> Required task
Starting at the first line of the data, please print exactly those lines through the one that holds "marker=dict(color=C21, size=12)))", omitting every picture.

> Given material
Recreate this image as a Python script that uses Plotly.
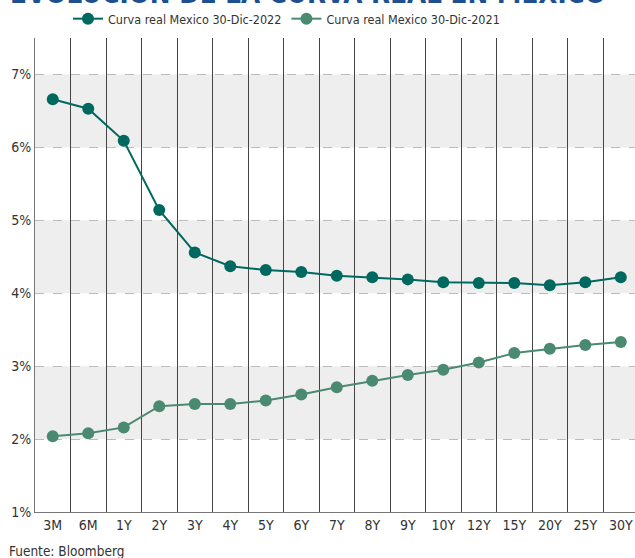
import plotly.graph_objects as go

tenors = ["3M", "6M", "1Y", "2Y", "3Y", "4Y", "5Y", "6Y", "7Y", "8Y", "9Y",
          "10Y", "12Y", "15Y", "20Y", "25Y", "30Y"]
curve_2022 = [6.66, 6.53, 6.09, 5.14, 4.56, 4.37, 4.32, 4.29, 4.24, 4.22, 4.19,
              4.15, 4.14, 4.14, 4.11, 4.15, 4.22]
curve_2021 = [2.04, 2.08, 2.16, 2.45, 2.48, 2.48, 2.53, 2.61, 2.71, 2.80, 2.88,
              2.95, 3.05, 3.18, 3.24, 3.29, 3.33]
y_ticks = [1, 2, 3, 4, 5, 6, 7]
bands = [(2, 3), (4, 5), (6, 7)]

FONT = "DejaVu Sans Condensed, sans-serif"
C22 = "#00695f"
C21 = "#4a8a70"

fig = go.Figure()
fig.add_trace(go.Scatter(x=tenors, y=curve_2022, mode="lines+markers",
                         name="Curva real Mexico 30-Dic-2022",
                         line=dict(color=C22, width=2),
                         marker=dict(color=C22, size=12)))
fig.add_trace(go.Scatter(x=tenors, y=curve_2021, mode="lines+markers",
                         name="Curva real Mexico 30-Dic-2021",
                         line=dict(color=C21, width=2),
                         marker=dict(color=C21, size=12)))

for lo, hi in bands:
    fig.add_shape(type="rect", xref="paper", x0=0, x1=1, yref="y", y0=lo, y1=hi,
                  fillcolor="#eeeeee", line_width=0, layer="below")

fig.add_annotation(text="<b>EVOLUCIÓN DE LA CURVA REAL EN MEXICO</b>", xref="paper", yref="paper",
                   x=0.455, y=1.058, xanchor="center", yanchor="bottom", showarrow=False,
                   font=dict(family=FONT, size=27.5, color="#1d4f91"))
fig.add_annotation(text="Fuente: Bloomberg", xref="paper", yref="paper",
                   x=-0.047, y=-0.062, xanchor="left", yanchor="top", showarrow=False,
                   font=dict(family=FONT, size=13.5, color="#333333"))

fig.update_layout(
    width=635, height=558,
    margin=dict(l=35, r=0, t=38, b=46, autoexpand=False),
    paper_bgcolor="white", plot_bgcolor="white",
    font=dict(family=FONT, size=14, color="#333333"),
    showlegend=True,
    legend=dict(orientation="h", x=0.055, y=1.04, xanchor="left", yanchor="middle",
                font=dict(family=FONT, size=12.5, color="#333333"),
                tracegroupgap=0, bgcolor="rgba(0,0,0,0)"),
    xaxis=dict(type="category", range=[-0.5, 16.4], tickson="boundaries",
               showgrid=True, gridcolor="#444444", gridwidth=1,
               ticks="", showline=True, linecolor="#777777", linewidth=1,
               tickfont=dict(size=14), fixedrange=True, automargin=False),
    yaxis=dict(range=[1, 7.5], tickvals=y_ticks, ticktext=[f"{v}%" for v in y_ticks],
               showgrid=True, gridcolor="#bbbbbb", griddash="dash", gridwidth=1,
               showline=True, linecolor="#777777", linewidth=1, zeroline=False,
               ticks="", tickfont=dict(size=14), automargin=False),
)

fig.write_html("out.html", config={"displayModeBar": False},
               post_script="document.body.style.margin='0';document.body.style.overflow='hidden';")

> Reply to the exercise
Recreate this image as a Python script that uses Plotly.
import plotly.graph_objects as go

tenors = ["3M", "6M", "1Y", "2Y", "3Y", "4Y", "5Y", "6Y", "7Y", "8Y", "9Y",
          "10Y", "12Y", "15Y", "20Y", "25Y", "30Y"]
curve_2022 = [6.66, 6.53, 6.09, 5.14, 4.56, 4.37, 4.32, 4.29, 4.24, 4.22, 4.19,
              4.15, 4.14, 4.14, 4.11, 4.15, 4.22]
curve_2021 = [2.04, 2.08, 2.16, 2.45, 2.48, 2.48, 2.53, 2.61, 2.71, 2.80, 2.88,
              2.95, 3.05, 3.18, 3.24, 3.29, 3.33]
y_ticks = [1, 2, 3, 4, 5, 6, 7]
bands = [(2, 3), (4, 5), (6, 7)]

FONT = "DejaVu Sans Condensed, sans-serif"
C22 = "#00695f"
C21 = "#4a8a70"

fig = go.Figure()
fig.add_trace(go.Scatter(x=tenors, y=curve_2022, mode="lines+markers",
                         name="Curva real Mexico 30-Dic-2022",
                         line=dict(color=C22, width=2),
                         marker=dict(color=C22, size=12)))
fig.add_trace(go.Scatter(x=tenors, y=curve_2021, mode="lines+markers",
                         name="Curva real Mexico 30-Dic-2021",
                         line=dict(color=C21, width=2),
                         marker=dict(color=C21, size=12)))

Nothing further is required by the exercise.